One of the first steps in executing a sustainability strategy is establishing a baseline emissions footprint. It represents a stock take of direct greenhouse gas emissions (GHG) and indirect sources from electricity, heat, etc. For an organisation looking to reduce its carbon footprint, digitising the identification, management, storage, and access to all sources of carbon is game-changing.

Using digital data management and analytics, decarbonisation scenarios are digitally evaluated on user-friendly dashboards. From this, leaders make sense of which internal processes might need to change to lower emissions, create benchmarks against peers, or identify new business models to meet sustainability targets. Organisations gain the advantage of having more accuracy and confidence in their decision-making while strengthening their environmental stewardship.

Digitised ESG reporting and metrics are only one piece of the puzzle.

The United Nations Environment Programme cite behaviour change as a key risk to achieving credible climate action. The Intergovernmental Panel on Climate Change says mitigation efforts towards net zero is about enabling the new conditions around behaviour, technology, institutions, policies, governance and finance. As organisations explore new ways to track, report and visualise ESG data, they cannot overlook the importance of combining these efforts with behavioural change strategies at the individual and organisational level.

Change Behaviour to Support an ESG-centric Culture

While organisations are allocating considerable investment and resources to set ESG targets, develop policies, and gather related data, many are falling short during the critical implementation phase. When introducing any new digital solution, whether related to sustainability or otherwise, the approach must include the individuals who are using it on a day-to-day basis. The goal is to make adapting to change as easy and automatic as possible.

An emerging best practice of ESG programs is creating a pilot study that identifies a portion of the organisation with clear sustainability actions and an associated stakeholder group that exhibits a sustainable, forward-thinking mindset alongside influential behaviours. These individuals assume much responsibility and become true ambassadors to the program when leaders clearly define the desired behaviours and look to this group to guide others. In the context of reducing carbon emissions, a pilot study allows organisations to trial and test digitised data gathering frameworks that identify and deploy alternative processes for emissions savings and set the groundwork for wider organisational adoption.

Leaders should look for opportunities to digitally innovate their ESG efforts in a way that promotes the right beliefs, attitudes, and behaviours across the organisation. For example, introducing a software platform that enables transparency and tracking of carbon emissions progress across groups responsible for sustainable or social actions helps to drive the right behaviours.

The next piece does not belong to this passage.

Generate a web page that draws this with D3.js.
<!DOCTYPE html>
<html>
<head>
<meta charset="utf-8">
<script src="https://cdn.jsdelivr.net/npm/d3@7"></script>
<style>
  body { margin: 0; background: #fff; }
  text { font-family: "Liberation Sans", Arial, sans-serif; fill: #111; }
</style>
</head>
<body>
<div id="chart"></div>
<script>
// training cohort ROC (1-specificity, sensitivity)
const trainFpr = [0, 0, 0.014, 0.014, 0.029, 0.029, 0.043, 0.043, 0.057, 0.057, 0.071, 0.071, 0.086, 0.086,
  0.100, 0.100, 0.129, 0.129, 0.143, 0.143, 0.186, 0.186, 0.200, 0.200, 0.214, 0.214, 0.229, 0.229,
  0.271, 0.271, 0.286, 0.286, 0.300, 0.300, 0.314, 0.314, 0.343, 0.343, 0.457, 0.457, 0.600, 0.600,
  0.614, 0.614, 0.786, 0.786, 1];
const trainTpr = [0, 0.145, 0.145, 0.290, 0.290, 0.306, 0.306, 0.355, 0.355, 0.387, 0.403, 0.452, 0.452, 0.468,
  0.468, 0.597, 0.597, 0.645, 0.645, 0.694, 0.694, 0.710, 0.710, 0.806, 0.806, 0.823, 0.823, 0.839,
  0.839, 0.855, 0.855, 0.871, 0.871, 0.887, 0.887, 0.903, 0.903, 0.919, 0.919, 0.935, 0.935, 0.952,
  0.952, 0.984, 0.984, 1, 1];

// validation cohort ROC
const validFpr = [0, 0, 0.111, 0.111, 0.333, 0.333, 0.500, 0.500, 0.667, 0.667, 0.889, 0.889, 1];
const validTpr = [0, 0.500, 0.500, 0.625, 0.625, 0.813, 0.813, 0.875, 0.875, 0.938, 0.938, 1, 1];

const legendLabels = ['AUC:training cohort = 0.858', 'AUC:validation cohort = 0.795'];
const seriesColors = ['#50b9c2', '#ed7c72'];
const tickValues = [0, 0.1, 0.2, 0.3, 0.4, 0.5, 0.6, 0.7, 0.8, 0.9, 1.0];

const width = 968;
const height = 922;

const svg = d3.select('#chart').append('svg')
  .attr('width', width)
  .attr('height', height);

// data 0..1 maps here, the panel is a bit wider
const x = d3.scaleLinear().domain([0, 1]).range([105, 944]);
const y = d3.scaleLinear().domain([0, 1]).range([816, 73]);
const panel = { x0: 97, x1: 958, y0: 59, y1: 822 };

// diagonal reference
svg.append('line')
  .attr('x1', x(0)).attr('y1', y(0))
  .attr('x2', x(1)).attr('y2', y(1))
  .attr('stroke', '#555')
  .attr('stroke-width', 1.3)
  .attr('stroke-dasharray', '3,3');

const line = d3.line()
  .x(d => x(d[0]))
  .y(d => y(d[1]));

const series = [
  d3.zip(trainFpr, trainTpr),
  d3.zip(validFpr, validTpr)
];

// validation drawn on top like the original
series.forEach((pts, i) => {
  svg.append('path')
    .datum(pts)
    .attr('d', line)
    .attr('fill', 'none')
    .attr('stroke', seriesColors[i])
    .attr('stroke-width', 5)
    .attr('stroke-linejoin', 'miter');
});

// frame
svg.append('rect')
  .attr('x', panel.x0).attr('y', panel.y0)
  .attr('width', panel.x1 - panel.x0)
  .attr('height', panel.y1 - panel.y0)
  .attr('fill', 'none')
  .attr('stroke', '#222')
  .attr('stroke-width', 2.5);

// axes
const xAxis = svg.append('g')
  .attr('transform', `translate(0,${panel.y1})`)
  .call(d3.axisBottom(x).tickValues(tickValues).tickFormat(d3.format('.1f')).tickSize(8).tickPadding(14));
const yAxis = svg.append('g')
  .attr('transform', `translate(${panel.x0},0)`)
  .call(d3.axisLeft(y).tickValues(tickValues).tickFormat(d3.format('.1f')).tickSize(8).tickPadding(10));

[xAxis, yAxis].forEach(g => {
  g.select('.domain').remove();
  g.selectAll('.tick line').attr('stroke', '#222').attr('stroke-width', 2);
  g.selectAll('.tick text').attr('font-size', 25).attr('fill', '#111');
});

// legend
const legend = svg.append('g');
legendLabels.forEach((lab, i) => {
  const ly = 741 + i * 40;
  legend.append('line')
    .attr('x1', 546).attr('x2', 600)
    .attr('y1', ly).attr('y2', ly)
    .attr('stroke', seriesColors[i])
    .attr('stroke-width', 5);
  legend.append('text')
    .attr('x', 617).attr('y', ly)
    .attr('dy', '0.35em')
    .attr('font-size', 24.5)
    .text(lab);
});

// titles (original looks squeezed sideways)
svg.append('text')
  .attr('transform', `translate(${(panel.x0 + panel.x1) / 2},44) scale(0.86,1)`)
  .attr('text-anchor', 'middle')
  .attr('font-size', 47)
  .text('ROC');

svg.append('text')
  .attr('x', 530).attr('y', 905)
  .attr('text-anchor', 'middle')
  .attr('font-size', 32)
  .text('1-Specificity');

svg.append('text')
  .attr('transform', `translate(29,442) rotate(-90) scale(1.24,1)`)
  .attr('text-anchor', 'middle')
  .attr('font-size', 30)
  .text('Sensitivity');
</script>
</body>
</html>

More organisations are also celebrating success and elevating the profiles of individuals who adopt and demonstrate action towards strategic goals as a way to reward and reinforce desirable behaviours. Real-time feedback on ESG performance that is connected to social rewards can also help to influence behaviour change among employees, clients, partners, and suppliers.

Next Steps for Leaders

In a world demanding sustainable action, digital enables progress. Intertwining digitally innovative ways of advancing ESG efforts with human-centric, change management considerations sets organisations up on a path to drive real and impactful operational and behavioural change. The following provides practical guidance on how to fast-track your ESG journey:

  • Strengthen your sustainability strategy by using digital solutions to identify, monitor, and make sense of environmental impact.
  • Leverage online tools to model more sustainable scenarios for your organisation.
  • Pilot new models and processes with a targeted group of stakeholders to lead change and drive progress.
  • Embed new behaviours through social and performance incentives.